For his part, NEMA Director Stephen Russell said the issues that arose regarding hurricane preparedness are "beyond" him.

"We have national infrastructure where the government would have invested $68 million [and] we had some challenges with it. So the experts from BTC and those, the providers of that infrastructure, they have to examine and analyze that whole process because we were relying on that. That is failing," he said at a press conference this week.

Perhaps these three men intended their comments to inject some clarity into the situation. In fact, all they did was deepen the public's sense of confusion and alarm regarding the handling of this storm. The prime minister points to Joaquin's defiance of expert opinion. Yet how many dozens of times during his 42 years in public life has a hurricane failed to conform with the predicted track? Considering the country's geographical positioning, is this not a contingency we should always be prepared for?

Meanwhile, Gray's "best response" of sending ministers to each affected island is, if possible, even more puzzling. It is said that in many cases ministers showed up virtually empty-handed, posing for photo opportunities with supplies donated by hardworking non-governmental organizations and community groups. Compare this with, for example, the 100,000 pounds of real, tangible supplies provided by Long Island MP Loretta Butler-Turner's team, and Gray's point seems meaningless.

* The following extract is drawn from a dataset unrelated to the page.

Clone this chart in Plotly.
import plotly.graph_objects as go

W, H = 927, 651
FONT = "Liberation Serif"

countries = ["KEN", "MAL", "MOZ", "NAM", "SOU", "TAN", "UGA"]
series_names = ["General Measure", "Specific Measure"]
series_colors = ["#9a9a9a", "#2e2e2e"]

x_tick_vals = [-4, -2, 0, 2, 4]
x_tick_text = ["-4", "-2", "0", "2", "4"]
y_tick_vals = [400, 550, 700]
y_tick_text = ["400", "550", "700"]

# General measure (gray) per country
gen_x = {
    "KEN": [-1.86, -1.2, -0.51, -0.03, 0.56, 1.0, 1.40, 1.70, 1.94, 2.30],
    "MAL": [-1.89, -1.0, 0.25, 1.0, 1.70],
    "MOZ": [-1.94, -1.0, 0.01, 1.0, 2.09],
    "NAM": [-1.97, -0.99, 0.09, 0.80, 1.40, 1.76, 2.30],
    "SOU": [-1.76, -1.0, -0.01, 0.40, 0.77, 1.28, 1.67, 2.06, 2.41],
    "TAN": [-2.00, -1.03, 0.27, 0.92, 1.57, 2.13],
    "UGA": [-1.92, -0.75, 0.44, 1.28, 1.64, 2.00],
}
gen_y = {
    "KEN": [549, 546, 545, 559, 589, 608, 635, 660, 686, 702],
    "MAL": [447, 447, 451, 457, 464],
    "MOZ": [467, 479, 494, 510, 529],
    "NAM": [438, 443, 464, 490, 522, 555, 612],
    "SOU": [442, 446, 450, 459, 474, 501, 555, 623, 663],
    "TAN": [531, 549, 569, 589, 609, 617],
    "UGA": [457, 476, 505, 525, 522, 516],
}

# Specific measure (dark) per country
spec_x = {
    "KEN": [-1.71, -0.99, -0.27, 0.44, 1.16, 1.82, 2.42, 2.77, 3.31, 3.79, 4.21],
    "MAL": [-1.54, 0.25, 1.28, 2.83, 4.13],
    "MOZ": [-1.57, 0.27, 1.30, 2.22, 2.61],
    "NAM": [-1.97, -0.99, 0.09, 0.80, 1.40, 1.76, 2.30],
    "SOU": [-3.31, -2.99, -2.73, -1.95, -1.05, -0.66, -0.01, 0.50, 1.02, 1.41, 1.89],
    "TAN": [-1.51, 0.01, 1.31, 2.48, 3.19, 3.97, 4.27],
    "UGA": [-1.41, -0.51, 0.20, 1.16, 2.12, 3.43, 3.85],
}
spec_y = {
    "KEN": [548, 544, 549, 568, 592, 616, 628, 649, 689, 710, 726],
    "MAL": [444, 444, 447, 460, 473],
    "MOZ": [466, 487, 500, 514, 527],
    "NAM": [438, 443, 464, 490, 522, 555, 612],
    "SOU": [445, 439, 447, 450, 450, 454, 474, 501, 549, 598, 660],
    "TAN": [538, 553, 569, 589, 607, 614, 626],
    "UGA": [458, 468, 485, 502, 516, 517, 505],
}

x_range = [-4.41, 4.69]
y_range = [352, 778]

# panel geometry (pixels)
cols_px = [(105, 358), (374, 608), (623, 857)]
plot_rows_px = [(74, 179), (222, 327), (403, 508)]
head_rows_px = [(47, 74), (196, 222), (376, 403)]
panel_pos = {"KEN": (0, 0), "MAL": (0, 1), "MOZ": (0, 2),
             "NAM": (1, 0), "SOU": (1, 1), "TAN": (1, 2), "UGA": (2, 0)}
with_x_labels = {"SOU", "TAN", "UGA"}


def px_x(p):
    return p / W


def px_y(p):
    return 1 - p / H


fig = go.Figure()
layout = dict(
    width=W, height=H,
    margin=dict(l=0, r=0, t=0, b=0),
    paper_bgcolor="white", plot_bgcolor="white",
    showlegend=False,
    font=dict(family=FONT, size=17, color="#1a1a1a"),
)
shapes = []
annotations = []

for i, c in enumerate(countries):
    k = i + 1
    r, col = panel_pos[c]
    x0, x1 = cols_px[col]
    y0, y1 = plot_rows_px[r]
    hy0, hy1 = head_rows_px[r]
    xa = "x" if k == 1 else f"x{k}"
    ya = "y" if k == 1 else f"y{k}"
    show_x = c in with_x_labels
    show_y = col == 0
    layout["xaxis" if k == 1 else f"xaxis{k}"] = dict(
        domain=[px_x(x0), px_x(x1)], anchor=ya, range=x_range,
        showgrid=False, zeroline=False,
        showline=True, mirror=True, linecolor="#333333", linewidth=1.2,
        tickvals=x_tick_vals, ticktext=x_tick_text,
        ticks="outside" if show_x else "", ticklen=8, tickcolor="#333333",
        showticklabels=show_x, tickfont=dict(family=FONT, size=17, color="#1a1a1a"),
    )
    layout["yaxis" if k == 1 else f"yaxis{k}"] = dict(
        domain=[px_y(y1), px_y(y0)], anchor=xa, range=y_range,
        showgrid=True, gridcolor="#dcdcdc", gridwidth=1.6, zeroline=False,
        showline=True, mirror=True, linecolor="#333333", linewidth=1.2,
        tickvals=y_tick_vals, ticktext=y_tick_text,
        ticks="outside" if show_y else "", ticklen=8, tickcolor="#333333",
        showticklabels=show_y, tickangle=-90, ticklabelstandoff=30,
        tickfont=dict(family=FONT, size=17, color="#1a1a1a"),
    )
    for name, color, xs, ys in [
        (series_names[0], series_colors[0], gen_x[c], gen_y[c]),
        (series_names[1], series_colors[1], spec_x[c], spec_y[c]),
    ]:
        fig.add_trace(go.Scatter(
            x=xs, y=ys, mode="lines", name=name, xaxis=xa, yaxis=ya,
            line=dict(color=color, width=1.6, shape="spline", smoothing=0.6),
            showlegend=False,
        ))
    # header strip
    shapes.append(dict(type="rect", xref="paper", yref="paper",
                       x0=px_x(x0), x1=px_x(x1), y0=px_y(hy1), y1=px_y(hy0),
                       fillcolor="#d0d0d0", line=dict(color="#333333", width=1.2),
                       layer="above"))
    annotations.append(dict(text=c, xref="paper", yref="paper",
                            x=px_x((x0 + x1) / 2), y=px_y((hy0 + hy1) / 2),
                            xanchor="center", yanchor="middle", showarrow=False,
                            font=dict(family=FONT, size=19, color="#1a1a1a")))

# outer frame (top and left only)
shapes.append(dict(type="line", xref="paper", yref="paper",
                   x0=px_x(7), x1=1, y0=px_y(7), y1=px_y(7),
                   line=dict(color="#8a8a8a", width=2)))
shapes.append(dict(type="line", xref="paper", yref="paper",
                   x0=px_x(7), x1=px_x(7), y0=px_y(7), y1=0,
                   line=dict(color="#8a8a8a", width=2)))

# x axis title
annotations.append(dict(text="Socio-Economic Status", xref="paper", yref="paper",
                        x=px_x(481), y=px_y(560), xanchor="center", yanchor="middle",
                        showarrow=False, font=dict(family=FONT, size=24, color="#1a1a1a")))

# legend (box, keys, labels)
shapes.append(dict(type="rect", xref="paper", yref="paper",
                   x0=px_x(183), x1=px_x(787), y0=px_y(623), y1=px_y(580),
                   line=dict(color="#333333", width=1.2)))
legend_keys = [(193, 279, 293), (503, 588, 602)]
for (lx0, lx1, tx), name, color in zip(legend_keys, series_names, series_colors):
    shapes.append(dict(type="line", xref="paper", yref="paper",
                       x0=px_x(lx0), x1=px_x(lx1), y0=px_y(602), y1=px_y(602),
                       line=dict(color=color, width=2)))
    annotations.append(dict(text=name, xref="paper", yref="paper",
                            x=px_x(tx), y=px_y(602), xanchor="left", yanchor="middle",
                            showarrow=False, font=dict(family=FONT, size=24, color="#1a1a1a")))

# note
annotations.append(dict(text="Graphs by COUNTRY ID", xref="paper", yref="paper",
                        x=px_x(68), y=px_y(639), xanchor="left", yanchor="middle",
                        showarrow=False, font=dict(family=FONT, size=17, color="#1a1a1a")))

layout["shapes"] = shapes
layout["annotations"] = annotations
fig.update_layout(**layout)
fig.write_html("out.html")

If Stephen Russell is correct about the failure of infrastructure costing the public nearly $70 million, the comments of Christie and Gray become even more inexplicable and outlandish. Why is this apparently monumental and presumably very dangerous failure not at the center of the national conversation?

What we are left with is a disturbing picture of incompetence, obfuscation and finger-pointing. The arrival of another destructive storm is not a question of 'if', but rather 'when', and the dense confusion generated by Christie et al does not give the rest of us any reason to repose confidence in the future.